Consider End-of-Life Planning
Although it might seem too early to think about estate planning, there are some preparations you should make now in the event that something happens to you. When considering end-of-life planning, here are a few points to think about:
Write Your Last Will and Testament
A last will and testament, or a will, states your last wishes after you die. Taking the time to write your last will and testament will save your beneficiaries time and money, be it immediate family or your child.
As a single parent, you can determine how and when your estate is bestowed to your child within your will. If you do not have a will, however, your estate will be settled in a probate court, which will deduct court costs from your property.
When done properly with the aid of an estate planning attorney, a will provides instructions as to how your estate should be divided, and ultimately makes the situation less stressful on everyone involved. It also clears up any confusion as to your intentions regarding the distribution of your property, which could diffuse potential feuds between family members.
Buy a Life Insurance Policy
Having a life insurance policy in place is a great way to provide for your child if you unexpectedly pass away. Whether you purchase a term life policy or whole life insurance, the payout from your death benefit will give your child some sense of financial stability, and will make it easier to cope with the situation.
Be Transparent with Your Child
It’s wise to be honest with your child about your finances (to a degree).
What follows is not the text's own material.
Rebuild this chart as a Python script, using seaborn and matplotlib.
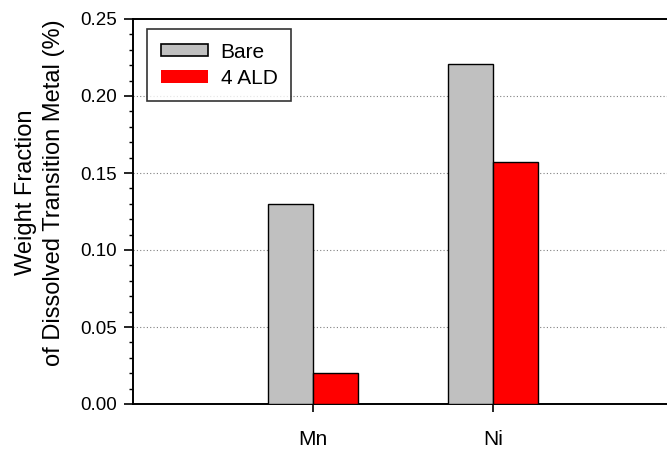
import matplotlib
matplotlib.use("Agg")
import matplotlib.pyplot as plt
from matplotlib.patches import Patch
from matplotlib.ticker import MultipleLocator, FormatStrFormatter
import pandas as pd
import seaborn as sns

metals = ["Mn", "Ni"]
bare = [0.130, 0.221]
ald = [0.020, 0.157]
series = ["Bare", "4 ALD"]
colors = ["#c0c0c0", "#ff0000"]

df = pd.DataFrame({
    "metal": metals * 2,
    "value": bare + ald,
    "coating": [series[0]] * len(metals) + [series[1]] * len(metals),
})

sns.set_style("white")
plt.rcParams["font.family"] = ["Liberation Sans", "DejaVu Sans"]
plt.rcParams["text.color"] = "black"
plt.rcParams["axes.labelcolor"] = "black"
plt.rcParams["xtick.color"] = "black"
plt.rcParams["ytick.color"] = "black"

fig = plt.figure(figsize=(6.67, 4.49), dpi=100)
ax = fig.add_axes([133 / 667, 1 - 404 / 449, 540 / 667, 385 / 449])

sns.barplot(data=df, x="metal", y="value", hue="coating", order=metals,
            hue_order=series, palette=colors, width=0.5, ax=ax,
            edgecolor="black", linewidth=1.0, saturation=1, legend=False,
            zorder=3)

ax.set_xlim(-1, 2)
ax.set_ylim(0, 0.25)
ax.yaxis.set_major_locator(MultipleLocator(0.05))
ax.yaxis.set_minor_locator(MultipleLocator(0.01))
ax.yaxis.set_major_formatter(FormatStrFormatter("%.2f"))

for y in [0.05, 0.10, 0.15, 0.20]:
    ax.axhline(y, color="#808080", linestyle=(0, (1, 2)), linewidth=0.8, zorder=1)

for side in ["left", "bottom", "top"]:
    ax.spines[side].set_visible(True)
    ax.spines[side].set_color("black")
    ax.spines[side].set_linewidth(1.4)
ax.spines["right"].set_visible(False)

ax.tick_params(axis="y", which="major", direction="out", length=6.5, width=1.2,
               labelsize=13.5, left=True, pad=5)
ax.tick_params(axis="y", which="minor", direction="out", length=3, width=1.0,
               left=True)
ax.tick_params(axis="x", which="major", direction="out", length=6, width=1.2,
               labelsize=15, bottom=True, pad=13)

ax.set_xlabel("")
ax.set_ylabel("Weight Fraction\nof Dissolved Transition Metal (%)", fontsize=17,
              linespacing=1.38)
ax.yaxis.set_label_coords(-0.126, 0.55)

handles = [Patch(facecolor=colors[0], edgecolor="black", linewidth=1.2),
           Patch(facecolor=colors[1], edgecolor="none")]
leg = ax.legend(handles, series, loc="upper left", bbox_to_anchor=(0.026, 0.974),
                fontsize=15, frameon=True, fancybox=False, edgecolor="black",
                handlelength=2.3, handleheight=0.53, borderpad=0.65,
                labelspacing=0.35, handletextpad=0.58, borderaxespad=0)
leg.get_frame().set_linewidth(1.2)
leg.set_zorder(5)

fig.savefig("out.png", dpi=100)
While you obviously shouldn’t disclose your income or the state of your finances, you should be transparent about why things are the way they are.
For example, if you can’t afford to do certain activities your child has expressed an interest in, you should tell them that you can’t afford it, and suggest an alternative that you can afford. This also presents an opportunity for you to teach your child to appreciate what they do have.
You can also use the opportunity to instill basic financial concepts in your child, such as saving and budgeting. In this way, your child will understand that money doesn’t equate happiness, and that everything has a cost.
Single parenting is a true challenge, which is why it’s crucial to plan your steps financially. By taking advantage of single parent benefits and investing in your child’s future, you’ll make the burden lighter on yourself and give your child the best shot at pursuing their dreams.